Fracture classifications include simple, compound, incomplete and complete. Simple fractures (more recently called “closed”) are not obvious as the skin has not been ruptured and remains intact. Compound fractures (now commonly called “open”) break the skin, exposing bone and causing additional soft tissue injury and possible infection. A single fracture means that one fracture only has occurred and multiple fractures refer to more than one fracture occurring in the same bone. Fractures are termed complete if the break is completely through the bone and described as incomplete or “greenstick” if the fracture occurs partly across a bone shaft. This latter type of fracture is often the result of bending or crushing forces applied to a bone.

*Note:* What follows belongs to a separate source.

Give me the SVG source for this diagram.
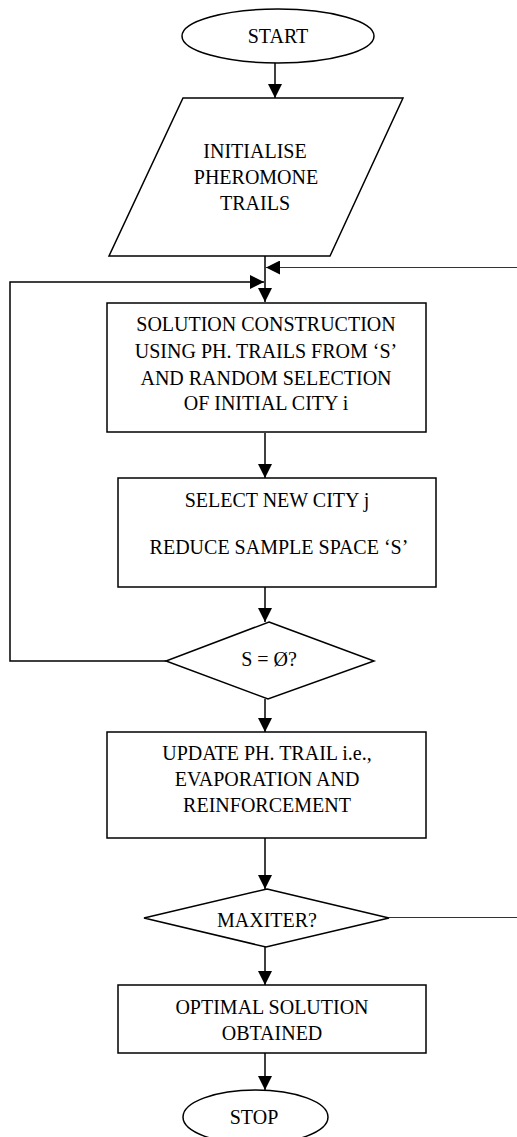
<svg xmlns="http://www.w3.org/2000/svg" width="517" height="1137" viewBox="0 0 517 1137">
<defs>
<marker id="ah" viewBox="0 0 14 14" refX="14" refY="7" markerWidth="14" markerHeight="14" markerUnits="userSpaceOnUse" orient="auto">
<path d="M0,0 L14,7 L0,14 Z" fill="#000"/>
</marker>
<style>
.s{fill:#fff;stroke:#000;stroke-width:1.5}
.t{font-family:"Liberation Serif","Times New Roman",serif;font-size:20px;fill:#000;text-anchor:middle}
.c{fill:none;stroke:#000;stroke-width:1.5}
.g{fill:none;stroke:#333;stroke-width:1}
</style>
</defs>
<rect width="517" height="1137" fill="#fff"/>
<g id="connectors">
<line class="c" x1="275" y1="63" x2="275" y2="98" marker-end="url(#ah)"/>
<line class="c" x1="265" y1="256" x2="265" y2="302" marker-end="url(#ah)"/>
<line class="g" x1="517" y1="267.5" x2="266" y2="267.5" marker-end="url(#ah)"/>
<polyline class="c" points="166,661 10,661 10,282 264,282" marker-end="url(#ah)"/>
<line class="c" x1="265" y1="433" x2="265" y2="478" marker-end="url(#ah)"/>
<line class="c" x1="265" y1="587" x2="265" y2="622" marker-end="url(#ah)"/>
<line class="c" x1="265" y1="699" x2="265" y2="732" marker-end="url(#ah)"/>
<line class="c" x1="265" y1="838" x2="265" y2="889" marker-end="url(#ah)"/>
<line class="g" x1="389" y1="917.5" x2="517" y2="917.5"/>
<line class="c" x1="265" y1="947" x2="265" y2="985" marker-end="url(#ah)"/>
<line class="c" x1="265" y1="1053" x2="265" y2="1090" marker-end="url(#ah)"/>
</g>
<g id="start">
<ellipse class="s" cx="278" cy="36" rx="96" ry="27"/>
<text class="t" x="278" y="43">START</text>
</g>
<g id="init">
<polygon class="s" points="183,98 403,98 330,256 109,256"/>
<text class="t" x="255" y="158">INITIALISE</text>
<text class="t" x="256" y="184">PHEROMONE</text>
<text class="t" x="255" y="210">TRAILS</text>
</g>
<g id="construct">
<rect class="s" x="107" y="303" width="319" height="129"/>
<text class="t" x="266" y="331">SOLUTION CONSTRUCTION</text>
<text class="t" x="266" y="358">USING PH. TRAILS FROM ‘S’</text>
<text class="t" x="266" y="385">AND RANDOM SELECTION</text>
<text class="t" x="266" y="410">OF INITIAL CITY i</text>
</g>
<g id="select">
<rect class="s" x="118" y="478" width="318" height="109"/>
<text class="t" x="277" y="507">SELECT NEW CITY j</text>
<text class="t" x="279" y="554">REDUCE SAMPLE SPACE ‘S’</text>
</g>
<g id="empty">
<polygon class="s" points="269,622 374,661 268,699 166,661"/>
<text class="t" x="269" y="666">S = Ø?</text>
</g>
<g id="update">
<rect class="s" x="107" y="732" width="319" height="106"/>
<text class="t" x="267" y="760">UPDATE PH. TRAIL i.e.,</text>
<text class="t" x="267" y="786">EVAPORATION AND</text>
<text class="t" x="267" y="812">REINFORCEMENT</text>
</g>
<g id="maxiter">
<polygon class="s" points="267,889 389,918 266,947 144,918"/>
<text class="t" x="267" y="927">MAXITER?</text>
</g>
<g id="optimal">
<rect class="s" x="118" y="985" width="308" height="68"/>
<text class="t" x="272" y="1014">OPTIMAL SOLUTION</text>
<text class="t" x="272" y="1040">OBTAINED</text>
</g>
<g id="stop">
<ellipse class="s" cx="255.5" cy="1117" rx="72.5" ry="27"/>
<text class="t" x="254" y="1124">STOP</text>
</g>
</svg>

Fractures are also named according to the specific part of the bone involved and the nature of the break. Identification of a fracture line can further classify fractures. Types include linear, oblique, transverse, longitudinal, and spiral fractures. Fractures can be further subdivided by the positions of bony fragments and are described as comminuted, non-displaced, impacted, overriding, angulated, displaced, avulsed, and segmental. Additionally, an injury may be classified as a fracture-dislocation when a fracture involves the bony structures of any joint with associated dislocation of the same joint.